Give only the number of lines in these records that contain the word "this".

[Raw records]
━━━━━━━━━━━━━━━━

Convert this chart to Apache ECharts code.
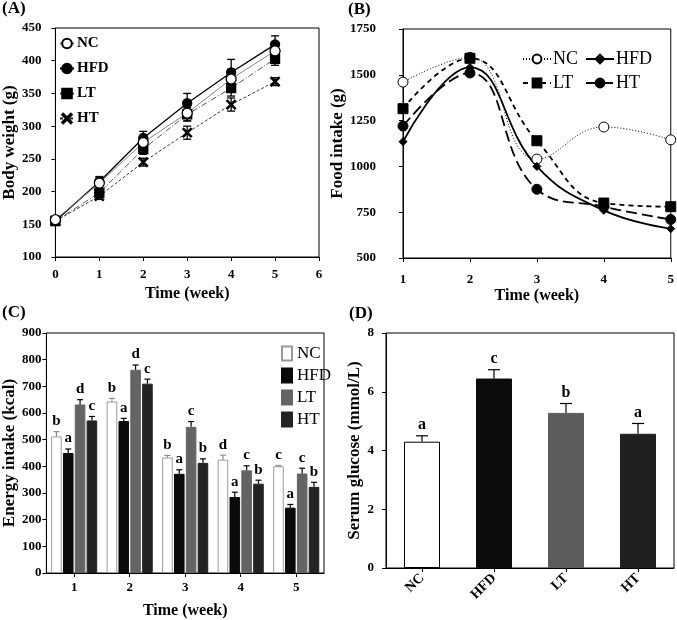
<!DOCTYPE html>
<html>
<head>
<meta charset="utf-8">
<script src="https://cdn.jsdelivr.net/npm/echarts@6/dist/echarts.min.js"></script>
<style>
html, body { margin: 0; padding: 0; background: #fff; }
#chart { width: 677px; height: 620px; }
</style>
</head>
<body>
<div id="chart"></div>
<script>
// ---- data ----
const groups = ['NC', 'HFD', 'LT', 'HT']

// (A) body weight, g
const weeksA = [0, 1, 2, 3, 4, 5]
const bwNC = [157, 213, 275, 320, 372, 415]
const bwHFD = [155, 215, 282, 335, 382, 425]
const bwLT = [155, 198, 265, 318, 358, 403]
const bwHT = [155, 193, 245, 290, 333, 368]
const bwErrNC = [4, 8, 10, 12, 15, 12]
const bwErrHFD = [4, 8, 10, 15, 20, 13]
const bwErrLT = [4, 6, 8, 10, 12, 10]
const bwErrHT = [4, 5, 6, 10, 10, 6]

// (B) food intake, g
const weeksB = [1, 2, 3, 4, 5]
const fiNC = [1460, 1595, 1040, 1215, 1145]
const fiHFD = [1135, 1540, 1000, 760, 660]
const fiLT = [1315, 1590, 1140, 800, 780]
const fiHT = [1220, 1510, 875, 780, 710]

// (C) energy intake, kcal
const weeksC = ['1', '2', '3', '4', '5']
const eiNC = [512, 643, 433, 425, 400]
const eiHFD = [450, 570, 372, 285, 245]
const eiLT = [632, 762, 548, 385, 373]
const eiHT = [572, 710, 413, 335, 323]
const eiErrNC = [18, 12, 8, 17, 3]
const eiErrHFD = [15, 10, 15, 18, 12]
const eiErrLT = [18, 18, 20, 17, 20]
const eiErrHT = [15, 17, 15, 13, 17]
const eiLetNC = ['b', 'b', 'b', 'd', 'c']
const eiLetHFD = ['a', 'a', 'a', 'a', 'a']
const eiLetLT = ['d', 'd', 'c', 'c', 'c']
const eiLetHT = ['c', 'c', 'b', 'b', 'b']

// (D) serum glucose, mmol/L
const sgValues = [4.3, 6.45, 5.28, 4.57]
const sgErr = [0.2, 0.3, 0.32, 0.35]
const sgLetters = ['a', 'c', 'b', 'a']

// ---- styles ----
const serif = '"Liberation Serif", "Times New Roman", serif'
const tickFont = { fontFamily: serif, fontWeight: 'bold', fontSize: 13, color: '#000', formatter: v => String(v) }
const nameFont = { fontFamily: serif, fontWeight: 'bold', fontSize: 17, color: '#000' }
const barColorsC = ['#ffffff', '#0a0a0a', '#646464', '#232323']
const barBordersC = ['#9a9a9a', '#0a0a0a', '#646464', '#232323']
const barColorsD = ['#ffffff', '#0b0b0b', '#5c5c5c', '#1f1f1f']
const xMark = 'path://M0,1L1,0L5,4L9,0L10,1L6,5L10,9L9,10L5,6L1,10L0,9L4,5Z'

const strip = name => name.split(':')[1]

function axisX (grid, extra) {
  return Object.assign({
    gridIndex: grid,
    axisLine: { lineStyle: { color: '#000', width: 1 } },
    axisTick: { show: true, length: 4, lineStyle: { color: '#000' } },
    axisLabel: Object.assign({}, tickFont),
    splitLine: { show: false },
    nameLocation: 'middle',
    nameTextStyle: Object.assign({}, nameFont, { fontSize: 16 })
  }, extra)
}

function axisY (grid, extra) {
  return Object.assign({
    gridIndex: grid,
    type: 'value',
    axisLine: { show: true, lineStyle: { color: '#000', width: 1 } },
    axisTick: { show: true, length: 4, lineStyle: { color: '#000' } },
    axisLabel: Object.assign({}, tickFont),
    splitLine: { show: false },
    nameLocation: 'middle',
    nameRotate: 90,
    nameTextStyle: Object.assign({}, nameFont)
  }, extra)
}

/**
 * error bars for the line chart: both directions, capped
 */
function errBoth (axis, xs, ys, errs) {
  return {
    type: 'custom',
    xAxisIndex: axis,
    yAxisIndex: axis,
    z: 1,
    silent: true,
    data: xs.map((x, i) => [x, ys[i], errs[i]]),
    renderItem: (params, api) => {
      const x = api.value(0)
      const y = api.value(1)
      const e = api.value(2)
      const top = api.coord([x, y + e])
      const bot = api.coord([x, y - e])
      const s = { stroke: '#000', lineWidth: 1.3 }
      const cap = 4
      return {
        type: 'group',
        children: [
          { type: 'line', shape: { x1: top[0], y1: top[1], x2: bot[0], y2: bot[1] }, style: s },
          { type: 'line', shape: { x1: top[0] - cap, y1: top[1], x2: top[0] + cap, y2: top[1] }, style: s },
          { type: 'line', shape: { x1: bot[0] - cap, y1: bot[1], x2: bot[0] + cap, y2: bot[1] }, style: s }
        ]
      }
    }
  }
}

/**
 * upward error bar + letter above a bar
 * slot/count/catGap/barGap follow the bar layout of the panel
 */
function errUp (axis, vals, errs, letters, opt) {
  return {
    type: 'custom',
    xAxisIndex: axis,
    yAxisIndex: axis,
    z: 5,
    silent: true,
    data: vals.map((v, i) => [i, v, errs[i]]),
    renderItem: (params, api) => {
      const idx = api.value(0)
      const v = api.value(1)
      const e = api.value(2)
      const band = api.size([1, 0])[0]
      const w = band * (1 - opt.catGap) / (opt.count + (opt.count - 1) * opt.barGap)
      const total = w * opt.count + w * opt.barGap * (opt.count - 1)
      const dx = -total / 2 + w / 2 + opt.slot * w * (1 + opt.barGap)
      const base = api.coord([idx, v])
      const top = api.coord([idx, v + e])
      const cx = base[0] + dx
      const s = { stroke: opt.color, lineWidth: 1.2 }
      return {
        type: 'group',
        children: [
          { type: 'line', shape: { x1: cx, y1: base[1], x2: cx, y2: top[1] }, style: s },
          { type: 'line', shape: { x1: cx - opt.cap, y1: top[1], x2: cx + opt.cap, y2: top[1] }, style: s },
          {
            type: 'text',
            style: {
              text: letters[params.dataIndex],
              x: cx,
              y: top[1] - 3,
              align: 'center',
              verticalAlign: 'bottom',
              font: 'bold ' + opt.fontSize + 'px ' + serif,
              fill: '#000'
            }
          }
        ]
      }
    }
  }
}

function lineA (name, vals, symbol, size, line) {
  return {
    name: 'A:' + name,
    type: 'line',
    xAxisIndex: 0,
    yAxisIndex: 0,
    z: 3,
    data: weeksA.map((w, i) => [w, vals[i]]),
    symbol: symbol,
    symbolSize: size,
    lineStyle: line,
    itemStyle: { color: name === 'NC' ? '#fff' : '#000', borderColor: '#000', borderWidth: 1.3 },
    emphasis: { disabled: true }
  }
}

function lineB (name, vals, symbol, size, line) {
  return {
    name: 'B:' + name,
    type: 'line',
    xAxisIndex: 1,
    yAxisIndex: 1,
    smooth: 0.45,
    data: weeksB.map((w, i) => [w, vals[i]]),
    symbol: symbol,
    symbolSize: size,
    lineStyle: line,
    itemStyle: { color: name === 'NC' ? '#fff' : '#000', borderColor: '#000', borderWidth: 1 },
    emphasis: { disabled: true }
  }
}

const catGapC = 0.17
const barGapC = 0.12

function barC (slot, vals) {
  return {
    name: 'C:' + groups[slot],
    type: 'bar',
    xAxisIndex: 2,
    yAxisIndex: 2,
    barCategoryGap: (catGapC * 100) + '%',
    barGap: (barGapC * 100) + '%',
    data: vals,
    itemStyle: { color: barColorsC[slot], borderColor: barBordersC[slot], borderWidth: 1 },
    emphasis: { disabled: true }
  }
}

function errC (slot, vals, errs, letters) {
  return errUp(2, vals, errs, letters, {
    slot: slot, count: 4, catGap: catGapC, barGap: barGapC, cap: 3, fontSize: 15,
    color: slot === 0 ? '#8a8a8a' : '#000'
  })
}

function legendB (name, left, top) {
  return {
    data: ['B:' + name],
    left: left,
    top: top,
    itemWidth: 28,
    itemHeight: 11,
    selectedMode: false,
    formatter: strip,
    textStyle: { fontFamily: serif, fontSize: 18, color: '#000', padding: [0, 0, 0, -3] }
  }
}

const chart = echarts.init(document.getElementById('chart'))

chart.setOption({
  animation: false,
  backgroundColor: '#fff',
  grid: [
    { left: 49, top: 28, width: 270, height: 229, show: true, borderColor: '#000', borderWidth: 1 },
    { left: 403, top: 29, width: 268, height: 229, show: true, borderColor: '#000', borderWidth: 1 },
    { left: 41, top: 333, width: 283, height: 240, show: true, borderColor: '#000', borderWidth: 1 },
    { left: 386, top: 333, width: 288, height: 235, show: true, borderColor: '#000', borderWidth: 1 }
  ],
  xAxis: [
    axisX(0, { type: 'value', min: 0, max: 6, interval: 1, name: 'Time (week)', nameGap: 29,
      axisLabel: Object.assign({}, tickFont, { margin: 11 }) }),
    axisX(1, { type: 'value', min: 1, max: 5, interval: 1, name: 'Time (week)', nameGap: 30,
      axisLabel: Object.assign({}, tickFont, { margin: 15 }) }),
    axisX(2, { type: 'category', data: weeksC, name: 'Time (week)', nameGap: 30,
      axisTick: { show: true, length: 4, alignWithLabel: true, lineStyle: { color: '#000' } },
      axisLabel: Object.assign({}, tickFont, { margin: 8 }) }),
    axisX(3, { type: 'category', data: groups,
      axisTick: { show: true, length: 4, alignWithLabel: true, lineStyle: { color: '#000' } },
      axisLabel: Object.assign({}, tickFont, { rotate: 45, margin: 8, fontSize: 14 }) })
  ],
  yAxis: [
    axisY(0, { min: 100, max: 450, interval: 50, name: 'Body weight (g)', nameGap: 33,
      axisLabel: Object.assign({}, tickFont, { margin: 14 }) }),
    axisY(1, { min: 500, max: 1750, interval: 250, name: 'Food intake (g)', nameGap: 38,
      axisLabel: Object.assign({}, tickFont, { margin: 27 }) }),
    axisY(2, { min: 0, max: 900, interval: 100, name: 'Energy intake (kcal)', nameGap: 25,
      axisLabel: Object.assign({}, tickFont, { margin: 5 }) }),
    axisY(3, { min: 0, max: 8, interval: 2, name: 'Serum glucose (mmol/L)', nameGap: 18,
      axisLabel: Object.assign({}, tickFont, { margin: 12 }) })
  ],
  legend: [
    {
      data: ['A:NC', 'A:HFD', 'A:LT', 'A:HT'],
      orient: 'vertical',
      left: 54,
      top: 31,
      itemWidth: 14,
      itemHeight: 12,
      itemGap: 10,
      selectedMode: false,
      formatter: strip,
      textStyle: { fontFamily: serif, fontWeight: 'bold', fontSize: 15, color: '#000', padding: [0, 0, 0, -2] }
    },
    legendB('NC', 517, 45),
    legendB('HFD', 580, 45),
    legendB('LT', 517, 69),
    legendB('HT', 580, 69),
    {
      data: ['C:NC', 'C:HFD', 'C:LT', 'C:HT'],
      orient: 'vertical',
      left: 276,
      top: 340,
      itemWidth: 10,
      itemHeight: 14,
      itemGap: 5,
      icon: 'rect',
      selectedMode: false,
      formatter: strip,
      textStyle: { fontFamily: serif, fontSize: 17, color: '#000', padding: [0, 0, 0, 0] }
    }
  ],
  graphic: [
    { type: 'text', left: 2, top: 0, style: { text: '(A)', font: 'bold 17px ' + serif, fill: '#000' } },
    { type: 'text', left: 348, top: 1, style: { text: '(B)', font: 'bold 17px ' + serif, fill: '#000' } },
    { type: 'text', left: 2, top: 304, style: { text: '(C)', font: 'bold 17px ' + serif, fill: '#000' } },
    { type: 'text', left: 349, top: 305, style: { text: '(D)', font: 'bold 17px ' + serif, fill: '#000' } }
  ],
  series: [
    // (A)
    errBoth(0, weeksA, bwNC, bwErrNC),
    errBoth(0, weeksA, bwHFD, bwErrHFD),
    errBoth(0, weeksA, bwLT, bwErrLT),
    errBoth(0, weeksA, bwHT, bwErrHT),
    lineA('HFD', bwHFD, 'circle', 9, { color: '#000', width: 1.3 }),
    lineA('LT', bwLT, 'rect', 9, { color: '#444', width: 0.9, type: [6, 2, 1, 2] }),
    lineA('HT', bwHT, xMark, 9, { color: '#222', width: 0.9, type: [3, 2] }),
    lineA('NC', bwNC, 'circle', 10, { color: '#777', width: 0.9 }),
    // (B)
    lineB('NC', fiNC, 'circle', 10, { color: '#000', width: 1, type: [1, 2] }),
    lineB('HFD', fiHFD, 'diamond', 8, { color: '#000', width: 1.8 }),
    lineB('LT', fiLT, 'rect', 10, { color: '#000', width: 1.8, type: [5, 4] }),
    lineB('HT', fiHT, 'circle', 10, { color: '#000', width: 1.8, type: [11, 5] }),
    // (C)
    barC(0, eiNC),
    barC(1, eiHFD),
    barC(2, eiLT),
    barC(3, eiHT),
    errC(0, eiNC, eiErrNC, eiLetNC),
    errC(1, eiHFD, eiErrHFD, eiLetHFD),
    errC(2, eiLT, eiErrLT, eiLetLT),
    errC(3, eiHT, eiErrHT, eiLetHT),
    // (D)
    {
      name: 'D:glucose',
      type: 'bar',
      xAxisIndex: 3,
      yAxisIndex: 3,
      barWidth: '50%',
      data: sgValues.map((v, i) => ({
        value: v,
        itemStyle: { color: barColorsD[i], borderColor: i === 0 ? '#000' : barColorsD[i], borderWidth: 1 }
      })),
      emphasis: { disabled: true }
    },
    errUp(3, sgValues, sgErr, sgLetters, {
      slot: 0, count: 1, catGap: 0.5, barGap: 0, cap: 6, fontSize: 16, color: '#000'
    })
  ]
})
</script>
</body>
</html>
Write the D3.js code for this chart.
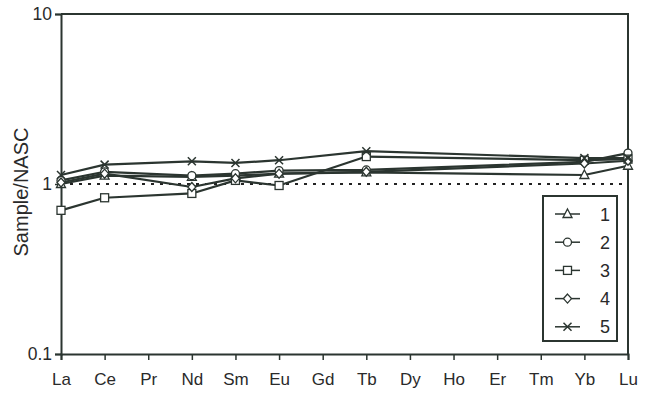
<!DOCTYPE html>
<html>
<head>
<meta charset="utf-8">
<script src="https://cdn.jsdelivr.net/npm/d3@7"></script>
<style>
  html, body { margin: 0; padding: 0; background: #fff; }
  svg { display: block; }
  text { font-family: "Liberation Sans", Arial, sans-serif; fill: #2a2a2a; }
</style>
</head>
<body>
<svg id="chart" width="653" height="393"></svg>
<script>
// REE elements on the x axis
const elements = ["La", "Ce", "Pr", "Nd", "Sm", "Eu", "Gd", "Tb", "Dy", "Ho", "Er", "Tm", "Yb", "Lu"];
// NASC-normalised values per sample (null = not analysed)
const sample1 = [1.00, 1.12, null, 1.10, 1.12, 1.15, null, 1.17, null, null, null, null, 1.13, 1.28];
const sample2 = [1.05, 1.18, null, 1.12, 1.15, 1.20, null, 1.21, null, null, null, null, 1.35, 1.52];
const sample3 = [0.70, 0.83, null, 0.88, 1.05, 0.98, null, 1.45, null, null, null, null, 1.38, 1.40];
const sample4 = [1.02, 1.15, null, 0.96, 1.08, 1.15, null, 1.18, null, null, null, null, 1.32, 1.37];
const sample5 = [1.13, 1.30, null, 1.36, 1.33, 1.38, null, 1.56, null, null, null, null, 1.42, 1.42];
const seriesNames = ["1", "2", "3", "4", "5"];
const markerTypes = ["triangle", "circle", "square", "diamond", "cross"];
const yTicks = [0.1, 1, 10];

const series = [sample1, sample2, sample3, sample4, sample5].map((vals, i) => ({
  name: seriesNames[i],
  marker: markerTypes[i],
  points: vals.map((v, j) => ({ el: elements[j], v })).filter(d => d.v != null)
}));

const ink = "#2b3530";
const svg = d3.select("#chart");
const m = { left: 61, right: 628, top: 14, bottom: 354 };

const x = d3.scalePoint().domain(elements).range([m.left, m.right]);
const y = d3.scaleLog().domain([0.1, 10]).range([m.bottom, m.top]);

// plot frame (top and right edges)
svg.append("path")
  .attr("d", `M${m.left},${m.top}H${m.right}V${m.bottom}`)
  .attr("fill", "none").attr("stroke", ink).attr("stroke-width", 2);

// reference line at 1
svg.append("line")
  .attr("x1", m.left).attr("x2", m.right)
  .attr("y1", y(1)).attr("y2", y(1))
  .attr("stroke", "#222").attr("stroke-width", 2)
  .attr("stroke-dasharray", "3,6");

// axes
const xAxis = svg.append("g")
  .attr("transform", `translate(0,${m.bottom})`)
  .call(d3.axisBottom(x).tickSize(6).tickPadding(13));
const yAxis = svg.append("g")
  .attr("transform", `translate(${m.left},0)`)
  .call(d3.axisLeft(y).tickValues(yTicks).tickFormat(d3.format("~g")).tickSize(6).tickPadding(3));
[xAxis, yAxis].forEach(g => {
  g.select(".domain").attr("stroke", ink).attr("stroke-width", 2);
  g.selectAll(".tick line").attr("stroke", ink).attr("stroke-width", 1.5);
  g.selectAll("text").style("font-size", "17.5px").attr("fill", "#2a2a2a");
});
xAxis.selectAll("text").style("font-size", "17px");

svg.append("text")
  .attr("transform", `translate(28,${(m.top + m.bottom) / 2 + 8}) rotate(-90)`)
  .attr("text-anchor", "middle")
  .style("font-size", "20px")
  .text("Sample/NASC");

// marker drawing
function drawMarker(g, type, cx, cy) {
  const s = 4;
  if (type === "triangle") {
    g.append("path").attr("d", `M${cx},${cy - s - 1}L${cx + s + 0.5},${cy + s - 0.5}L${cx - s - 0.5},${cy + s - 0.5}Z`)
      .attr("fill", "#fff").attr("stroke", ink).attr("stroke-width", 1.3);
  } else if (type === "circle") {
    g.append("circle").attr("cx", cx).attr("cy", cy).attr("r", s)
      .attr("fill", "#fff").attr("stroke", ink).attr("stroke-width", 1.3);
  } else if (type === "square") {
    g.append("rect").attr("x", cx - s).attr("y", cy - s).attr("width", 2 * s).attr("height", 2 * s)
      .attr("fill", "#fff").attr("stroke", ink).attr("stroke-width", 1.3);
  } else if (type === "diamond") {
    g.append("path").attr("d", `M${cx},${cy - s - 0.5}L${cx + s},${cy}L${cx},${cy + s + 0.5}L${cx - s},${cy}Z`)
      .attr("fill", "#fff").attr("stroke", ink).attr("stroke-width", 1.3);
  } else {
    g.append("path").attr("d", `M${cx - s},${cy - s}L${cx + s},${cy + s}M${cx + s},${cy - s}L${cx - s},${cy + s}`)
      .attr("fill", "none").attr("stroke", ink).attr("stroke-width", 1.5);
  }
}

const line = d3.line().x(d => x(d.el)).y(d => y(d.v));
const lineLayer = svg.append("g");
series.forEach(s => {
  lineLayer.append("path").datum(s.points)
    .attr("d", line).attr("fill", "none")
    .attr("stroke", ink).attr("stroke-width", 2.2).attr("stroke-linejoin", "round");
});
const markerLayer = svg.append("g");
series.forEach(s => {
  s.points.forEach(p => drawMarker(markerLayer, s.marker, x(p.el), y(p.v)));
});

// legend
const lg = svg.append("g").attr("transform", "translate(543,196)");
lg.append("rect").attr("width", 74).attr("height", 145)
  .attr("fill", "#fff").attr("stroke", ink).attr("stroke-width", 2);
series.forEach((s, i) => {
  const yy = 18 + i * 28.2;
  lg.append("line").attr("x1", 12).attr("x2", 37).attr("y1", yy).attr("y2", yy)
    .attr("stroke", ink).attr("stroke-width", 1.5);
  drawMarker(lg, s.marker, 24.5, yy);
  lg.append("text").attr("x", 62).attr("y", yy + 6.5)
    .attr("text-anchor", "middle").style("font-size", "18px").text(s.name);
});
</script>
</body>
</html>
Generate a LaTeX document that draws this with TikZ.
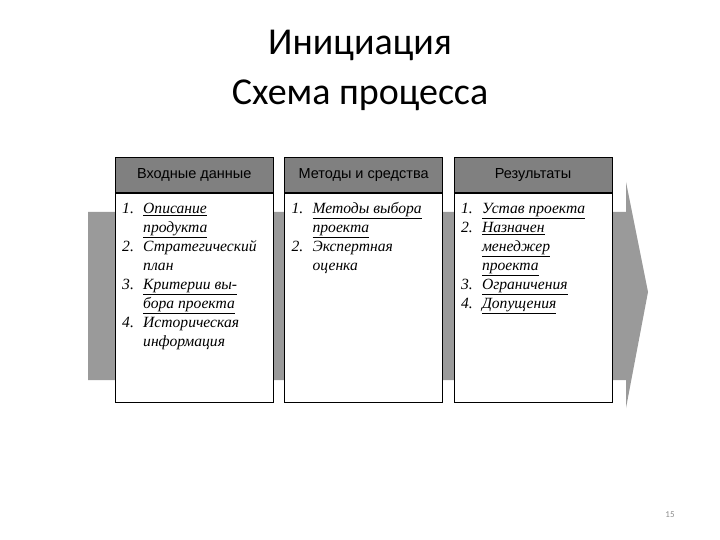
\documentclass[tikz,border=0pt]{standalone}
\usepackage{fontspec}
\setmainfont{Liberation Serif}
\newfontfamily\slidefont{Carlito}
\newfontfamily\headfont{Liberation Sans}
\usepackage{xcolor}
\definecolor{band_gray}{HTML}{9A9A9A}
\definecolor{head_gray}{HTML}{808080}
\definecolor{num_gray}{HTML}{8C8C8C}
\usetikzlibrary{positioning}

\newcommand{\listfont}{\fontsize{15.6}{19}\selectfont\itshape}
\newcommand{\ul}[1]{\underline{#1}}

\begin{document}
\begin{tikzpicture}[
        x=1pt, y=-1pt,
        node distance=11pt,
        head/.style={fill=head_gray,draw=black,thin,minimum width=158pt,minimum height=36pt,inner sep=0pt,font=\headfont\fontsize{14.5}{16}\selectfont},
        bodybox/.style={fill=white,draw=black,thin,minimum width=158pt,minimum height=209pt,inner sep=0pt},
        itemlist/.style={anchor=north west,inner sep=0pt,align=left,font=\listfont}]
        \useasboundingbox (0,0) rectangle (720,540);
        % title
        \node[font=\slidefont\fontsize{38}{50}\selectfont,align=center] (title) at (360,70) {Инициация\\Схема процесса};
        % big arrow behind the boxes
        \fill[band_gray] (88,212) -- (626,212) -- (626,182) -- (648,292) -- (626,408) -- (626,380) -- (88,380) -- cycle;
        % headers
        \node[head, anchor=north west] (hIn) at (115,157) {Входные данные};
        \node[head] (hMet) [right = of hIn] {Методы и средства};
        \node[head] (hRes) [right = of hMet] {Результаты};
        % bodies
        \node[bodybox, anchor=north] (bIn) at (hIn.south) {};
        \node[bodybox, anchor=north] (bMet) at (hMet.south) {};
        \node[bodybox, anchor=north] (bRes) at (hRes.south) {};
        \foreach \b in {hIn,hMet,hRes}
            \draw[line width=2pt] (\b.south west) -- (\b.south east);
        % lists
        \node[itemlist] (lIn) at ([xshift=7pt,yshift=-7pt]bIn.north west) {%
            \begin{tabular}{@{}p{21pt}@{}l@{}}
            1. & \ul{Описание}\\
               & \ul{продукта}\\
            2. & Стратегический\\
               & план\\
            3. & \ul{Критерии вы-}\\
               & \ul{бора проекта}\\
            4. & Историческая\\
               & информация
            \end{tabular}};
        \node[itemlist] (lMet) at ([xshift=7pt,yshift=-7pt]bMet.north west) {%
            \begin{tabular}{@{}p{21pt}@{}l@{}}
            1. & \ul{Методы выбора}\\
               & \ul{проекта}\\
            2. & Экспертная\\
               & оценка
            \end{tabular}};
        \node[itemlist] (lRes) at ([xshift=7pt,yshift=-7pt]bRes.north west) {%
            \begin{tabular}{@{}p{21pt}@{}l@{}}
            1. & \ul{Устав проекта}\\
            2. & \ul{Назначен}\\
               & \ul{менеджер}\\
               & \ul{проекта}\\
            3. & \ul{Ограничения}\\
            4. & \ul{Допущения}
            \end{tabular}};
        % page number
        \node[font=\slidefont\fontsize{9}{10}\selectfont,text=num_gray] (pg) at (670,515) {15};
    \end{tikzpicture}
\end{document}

━━━━━━━━━━━━━━━━

> [Task solution]
3